With Ships, Clocks & Stars: The Quest for Longitude now showing at the Folger Shakespeare Library in Washington DC until August, it's high time I mentioned one of the objects we had on show in Greenwich, but which is now back in store. It's rather revealing of the problem of deciding where you want to measure longitude from; in other words, the tricky question of meridians.
The item is a beautiful and large seventeenth-century globe by Willem Jansz Blaeu, one of the foremost globe-makers of the period. It's a great example of the best cartography and globe-making of the 1650s and took pride of place at the start of the Greenwich showing of Ships, Clocks & Stars.
We chose it partly because of the cartography - for instance, it only shows those parts of the coast of Australia (called Hollandia Nova on the globe) that Dutch ships had seen by then, so the coastline disappears towards the east. In terms of the meridian question, what's rather nice is a long Latin inscription in one of the cartouches, which also has an observer on each side, one with a cross-staff, the other with a quadrant:
This is the translation of the Latin given by Stevenson in Terrestrial and Celestial Globes (1921):
Although the beginning of longitude is arbitrarily selected nevertheless it pleased the ancients to begin the counting of it from the west, because there was the limit of the earth, as some thought, while no expedition to the east was able to determine this. Therefore Ptolemy, to whose application and industry all men, even though unwilling to admit it, owe the preservation of geography (geographical science), made the location (of the beginning of longitude) in the farthest known limit of the west, which is called the Fortunate Islands, in the Atlantic Ocean, and in them he fixed the first meridian. This hypothetical beginning, almost all who came after him retained because of his influence. But in our century there are some who have said that this beginning should be taken from nature herself, and in this matter they have taken the indication of the magnetic needle as their guide, and fix the first meridian in that place in which the needle points to the true north: That this is clearly an error is proved by this additional (and peculiar) property of the magnetic needle, that on the same meridian it has a variation according as it is near to this or that continent. But the very men who think this, on account of the uncertainty of the variation, disagree much among themselves as to where the first meridian is to be located, and so for the highest good of geography, that this same fixed meridian as a first beginning may be marked and be retained, we ourselves, following in the steps of Ptolemy, have chosen the same islands as he, and from their number that one which is called Juno, or commonly Tenerif ; of these (islands) that high and steep rock beset by perpetual clouds and called by the natives El Pico, shall for us be the location of the first meridian. In this matter, from the longitude of the Arabs, who selected the shore of Africa farthest toward the west, we vary scarcely the fourth part of a degree, and this I thought worthy to be noted.

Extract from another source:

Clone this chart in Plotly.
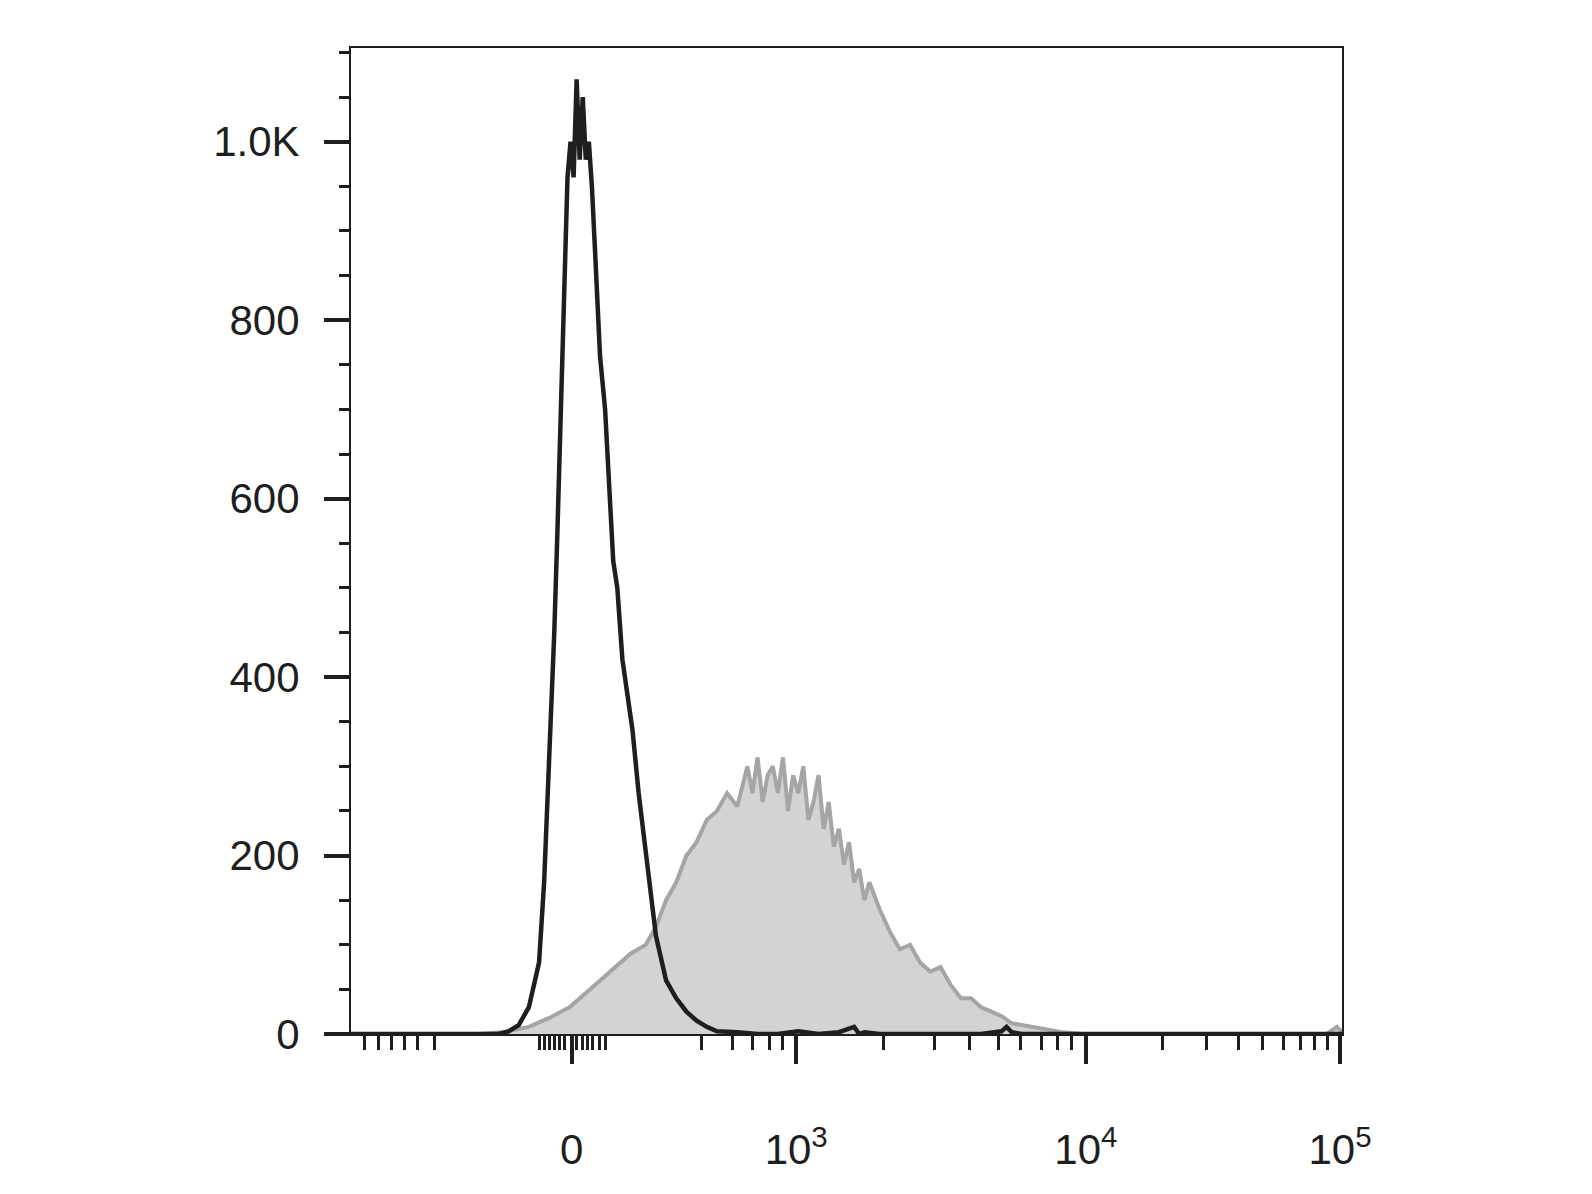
import plotly.graph_objects as go

# x in display (biexponential-transformed) units, 0..975
black_x = [0,100,145,155,165,175,185,190,195,200,203,206,210,213,216,219,222,225,228,231,234,237,240,245,250,255,258,262,267,272,277,283,290,300,310,320,330,340,350,360,380,400,420,440,460,480,495,500,505,520,540,560,580,600,620,640,645,650,660,700,800,975]
black_y = [0,0,0,3,10,30,80,170,300,450,560,680,830,960,1000,960,1070,980,1050,980,1000,950,880,760,700,600,530,500,420,380,340,270,200,110,60,40,25,15,8,3,2,0,0,3,0,2,8,0,2,0,0,0,0,0,0,3,8,2,0,0,0,0]

gray_x = [0,125,150,175,195,215,235,255,275,290,300,310,320,330,340,350,360,370,380,390,395,400,405,410,415,420,425,430,435,440,445,450,455,460,465,470,475,480,485,490,495,500,505,510,520,530,540,550,560,570,580,590,600,610,620,630,640,650,660,680,700,720,740,760,780,800,900,960,970,975]
gray_y = [0,0,2,8,18,30,50,70,90,100,120,150,170,200,215,240,250,270,255,300,270,310,260,290,300,270,310,250,290,270,300,240,260,290,230,260,210,230,190,215,170,185,150,170,140,115,95,100,80,70,75,55,40,40,30,25,20,12,10,5,2,0,0,0,0,0,0,0,8,2]

x_tickvals = [217, 438, 723, 973]
x_ticktext = ["0", "10<sup>3</sup>", "10<sup>4</sup>", "10<sup>5</sup>"]
x_minor = [13,27,40,53,65,82,185,190,195,200,205,210,222,228,233,238,244,250,345,375,395,412,425,524,574,609,637,659,679,695,709,798,842,873,897,917,934,948,961]

y_tickvals = [0,200,400,600,800,1000]
y_ticktext = ["0","200","400","600","800","1.0K"]

fig = go.Figure()
fig.add_trace(go.Scatter(x=gray_x, y=gray_y, mode="lines", fill="tozeroy",
                         fillcolor="rgb(211,211,211)", line=dict(color="rgb(165,165,165)", width=4)))
fig.add_trace(go.Scatter(x=black_x, y=black_y, mode="lines",
                         line=dict(color="rgb(30,30,30)", width=4.5)))
fig.update_layout(
    width=1592, height=1194, plot_bgcolor="white", paper_bgcolor="white",
    margin=dict(l=343, r=258, t=40, b=168), showlegend=False,
    font=dict(family="Liberation Sans, Arial", size=42, color="rgb(30,30,30)"),
)
fig.update_xaxes(range=[0, 975], showgrid=False, zeroline=False, showline=True, mirror=True,
                 linecolor="rgb(30,30,30)", linewidth=2, ticks="outside", ticklen=28, tickwidth=4,
                 tickcolor="rgb(30,30,30)", tickvals=x_tickvals, ticktext=x_ticktext,
                 ticklabelstandoff=50,
                 minor=dict(tickvals=x_minor, ticks="outside", ticklen=14, tickwidth=3, tickcolor="rgb(30,30,30)"))
fig.update_yaxes(range=[0, 1105], showgrid=False, zeroline=False, showline=True, mirror=True,
                 linecolor="rgb(30,30,30)", linewidth=2, ticks="outside", ticklen=25, tickwidth=4,
                 tickcolor="rgb(30,30,30)", tickvals=y_tickvals, ticktext=y_ticktext,
                 ticklabelstandoff=16,
                 minor=dict(dtick=50, ticks="outside", ticklen=10, tickwidth=3, tickcolor="rgb(30,30,30)"))
fig.write_html("out.html")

I think this wonderfully expresses the arbitrary nature of any meridian, including what is now the Prime Meridian through Greenwich. For the globe, incidentally, Blaeu used Tenerife as his prime meridian, as many others did at this time. But charts might choose one of a number of meridians from which to measure longitude well into the eighteenth century and beyond. Some even hedged their bets and included several meridians: this chart of 1753 by Jacques Nicolas Bellin identifies the meridians of Paris, London, the Lizard, Tenerife and Ferro (El Hierro):
So really, it's up to you. Pick a meridian, any meridian.